時代遅れのデザインを使い続けることは、文化的にも経済的にもあまり良いことではありません。バルセロナのように「クラシックで良いデザインだから現代風にアレンジしよう」とするのか、ユヴェントスのように「時代遅れだから全部変えてしまおう」とするのか。アルビレックス新潟にとって、どちらが正解かはわかりません。「その時」が来たときに、しっかりと未来を考えて作られたデザインを選べるよう、僕たちも準備をしておきたいですね。
追記:Jリーグの場合
エンブレムの現代化の波が、ついにJリーグにもやってきました。清水エスパルスと東京ヴェルディがエンブレムの変更を発表しています。共に2020シーズンから使用するとしています。
リブランディング・プロジェクトの取り組みとして、現状のエンブレムに込められた想いを大切にしながら、デザイン面でのブラッシュアップを検討しています。皆さんのざっくばらんなご意見やご感想をお願いします!https://t.co/19pcU3o203
※予め商標登録を出願しています。#spulse #エスパルス— 清水エスパルス公式 (@spulse_official) 2018年10月26日
【クラブ】創立50周年を迎えるにあたり、新たな50年でクラブが目指す指針としての『総合クラブ化』について、またヴェルディブランドを世界に発信していくための『エンブレム・ロゴの変更』についてお知らせいたします。

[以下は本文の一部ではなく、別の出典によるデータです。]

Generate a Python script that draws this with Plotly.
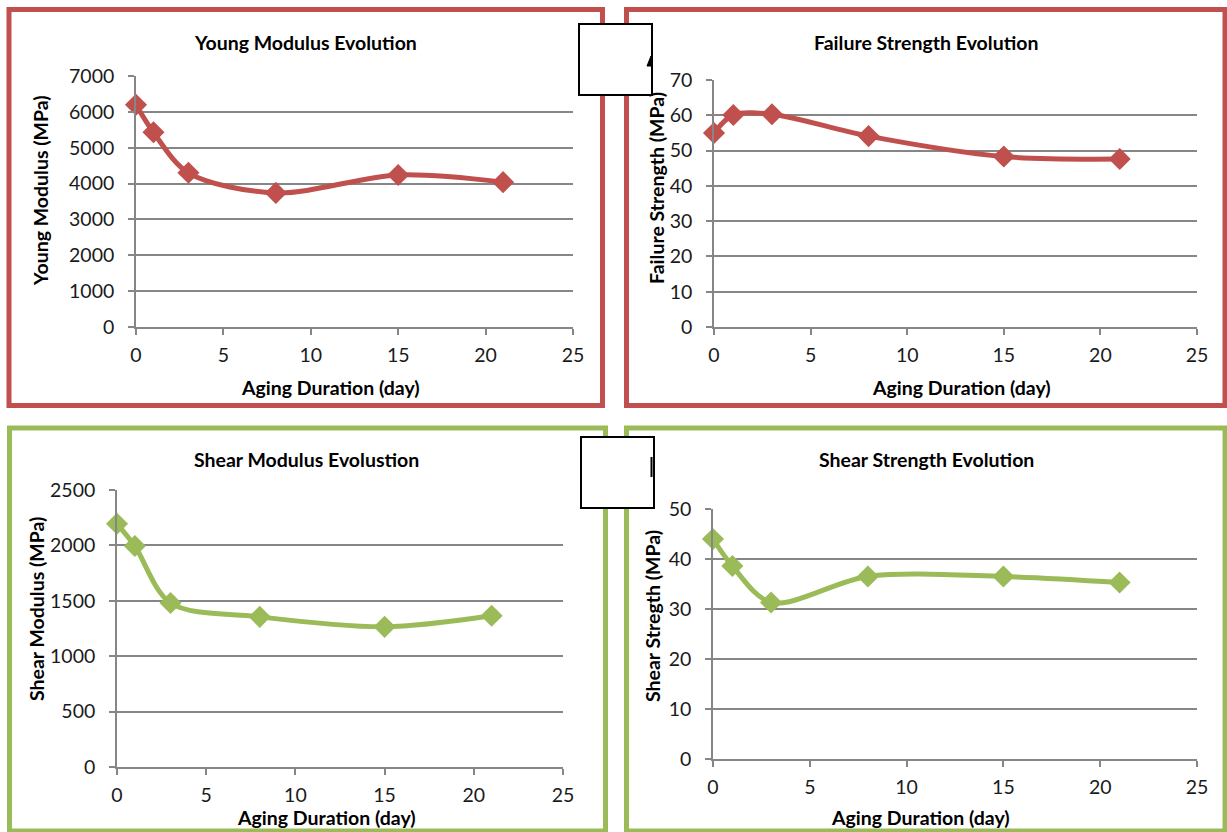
import plotly.graph_objects as go

W, H = 1227, 832

days = [0, 1, 3, 8, 15, 21]
young_modulus = [6200, 5430, 4300, 3740, 4240, 4040]
failure_strength = [55.0, 60.1, 60.3, 54.1, 48.3, 47.6]
shear_modulus = [2195, 1995, 1480, 1355, 1265, 1365]
shear_strength = [44.0, 38.6, 31.3, 36.5, 36.5, 35.3]

titles = ["Young Modulus Evolution", "Failure Strength Evolution",
          "Shear Modulus Evolustion", "Shear Strength Evolution"]
y_titles = ["Young Modulus (MPa)", "Failure Strength (MPa)",
            "Shear Modulus (MPa)", "Shear Stregth (MPa)"]
x_title = "Aging Duration (day)"
x_ticks = [0, 5, 10, 15, 20, 25]
y_ticks = [[0, 1000, 2000, 3000, 4000, 5000, 6000, 7000],
           [0, 10, 20, 30, 40, 50, 60, 70],
           [0, 500, 1000, 1500, 2000, 2500],
           [0, 10, 20, 30, 40, 50]]
series = [young_modulus, failure_strength, shear_modulus, shear_strength]

RED = "#C0504D"
GREEN = "#9BBB59"
colors = [RED, RED, GREEN, GREEN]

# layout geometry (pixels)
plot_boxes = [(136, 573, 76, 327), (714, 1197, 80, 327),
              (117, 563, 490, 767), (713, 1197, 509, 759)]
title_pos = [(305, 43), (926, 42), (306, 459), (926, 459)]
xtitle_pos = [(330, 387), (962, 387), (326, 817), (920, 817)]
ytitle_pos = [(40, 191), (657, 188), (36, 609), (652, 616)]
frames = [(9, 602.5, 9.5, 405.5, RED), (626.5, 1225, 9.5, 405.5, RED),
          (9.5, 605.5, 428, 831, GREEN), (626.5, 1225, 428, 831, GREEN)]

FONT = "Lato, Carlito, Calibri, sans-serif"
TXT = 19.5
TICK = 19.5


def px(x):
    return x / W


def py(y):
    return 1 - y / H


fig = go.Figure()
annotations = []
shapes = []

for fx0, fx1, fy0, fy1, c in frames:
    shapes.append(dict(type="rect", xref="paper", yref="paper",
                       x0=px(fx0), x1=px(fx1), y0=py(fy0), y1=py(fy1),
                       line=dict(color=c, width=5), fillcolor="rgba(0,0,0,0)",
                       layer="below"))

for i in range(4):
    n = i + 1
    xa = "x" if n == 1 else f"x{n}"
    ya = "y" if n == 1 else f"y{n}"
    fig.add_trace(go.Scatter(
        x=days, y=series[i], mode="lines+markers", xaxis=xa, yaxis=ya,
        line=dict(color=colors[i], width=5, shape="spline", smoothing=0.9),
        marker=dict(symbol="diamond", size=17, color=colors[i]),
        showlegend=False, cliponaxis=False))
    x0, x1, y0, y1 = plot_boxes[i]
    yt = y_ticks[i]
    axx = dict(domain=[px(x0), px(x1)], range=[0, 25], tickvals=x_ticks,
               showgrid=False, zeroline=False, showline=True,
               linecolor="#868686", linewidth=1.6, ticks="outside",
               ticklen=6, tickwidth=1.6, tickcolor="#868686",
               ticklabelstandoff=4, automargin=False,
               tickfont=dict(family=FONT, size=TICK, color="#1a1a1a"),
               anchor=ya, fixedrange=True)
    axy = dict(domain=[py(y1), py(y0)], range=[0, yt[-1]], tickvals=yt,
               showgrid=True, gridcolor="#868686", gridwidth=1.6,
               zeroline=False, showline=True, linecolor="#868686",
               linewidth=1.6, ticks="outside", ticklen=6, tickwidth=1.6,
               tickcolor="#868686", ticklabelstandoff=10, automargin=False,
               tickfont=dict(family=FONT, size=TICK, color="#1a1a1a"),
               anchor=xa, fixedrange=True)
    fig.update_layout(**{("xaxis" if n == 1 else f"xaxis{n}"): axx,
                         ("yaxis" if n == 1 else f"yaxis{n}"): axy})
    tx, ty = title_pos[i]
    annotations.append(dict(text=f"<b>{titles[i]}</b>", x=px(tx), y=py(ty),
                            xref="paper", yref="paper", showarrow=False,
                            xanchor="center", yanchor="middle",
                            font=dict(family=FONT, size=TXT, color="#000")))
    tx, ty = xtitle_pos[i]
    annotations.append(dict(text=f"<b>{x_title}</b>", x=px(tx), y=py(ty),
                            xref="paper", yref="paper", showarrow=False,
                            xanchor="center", yanchor="middle",
                            font=dict(family=FONT, size=TXT, color="#000")))
    tx, ty = ytitle_pos[i]
    annotations.append(dict(text=f"<b>{y_titles[i]}</b>", x=px(tx), y=py(ty),
                            xref="paper", yref="paper", showarrow=False,
                            textangle=-90, xanchor="center", yanchor="middle",
                            font=dict(family=FONT, size=TXT, color="#000")))

# white boxes overlapping the panels
for bx0, bx1, by0, by1 in [(579, 652, 24, 95), (581, 654, 437, 508)]:
    shapes.append(dict(type="rect", xref="paper", yref="paper",
                       x0=px(bx0), x1=px(bx1), y0=py(by0), y1=py(by1),
                       line=dict(color="#000", width=2), fillcolor="#fff",
                       layer="above"))
shapes.append(dict(type="line", xref="paper", yref="paper",
                   x0=px(651.5), x1=px(651.5), y0=py(457), y1=py(477),
                   line=dict(color="#000", width=2), layer="above"))
shapes.append(dict(type="path", xref="paper", yref="paper", layer="above",
                   path=f"M {px(647)},{py(66)} L {px(651)},{py(56)} L {px(651)},{py(66)} Z",
                   fillcolor="#000", line=dict(color="#000", width=1)))

fig.update_layout(template="none", width=W, height=H, autosize=False,
                  margin=dict(l=0, r=0, t=0, b=0, pad=0, autoexpand=False),
                  paper_bgcolor="#fff", plot_bgcolor="#fff", showlegend=False,
                  annotations=annotations, shapes=shapes)

fig.write_html("out.html", config={"displayModeBar": False},
               post_script="document.body.style.margin='0';"
                           "document.body.style.overflow='hidden';")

詳細は→https://t.co/VAOWzJzy42 #verdy pic.twitter.com/CBiPQbk26u— 東京ヴェルディ公式 #緑パートナー募集中 (@TokyoVerdySTAFF) 2019年1月19日
清水エスパルスはFCバルセロナ型、東京ヴェルディはユヴェントス型の変更です。どちらも現行のデザインを現代のスケールで分析し、問題を解決しようと試みた結果です。他クラブですので個人的なコメントは差し控えますが、これを期にJリーグもエンブレムの近代化が一気に進みそうな予感がします。全部良い方向に進んでほしいですね!僕もグラフィックデザイナーの端くれとして、良いデザインは全力で応援します。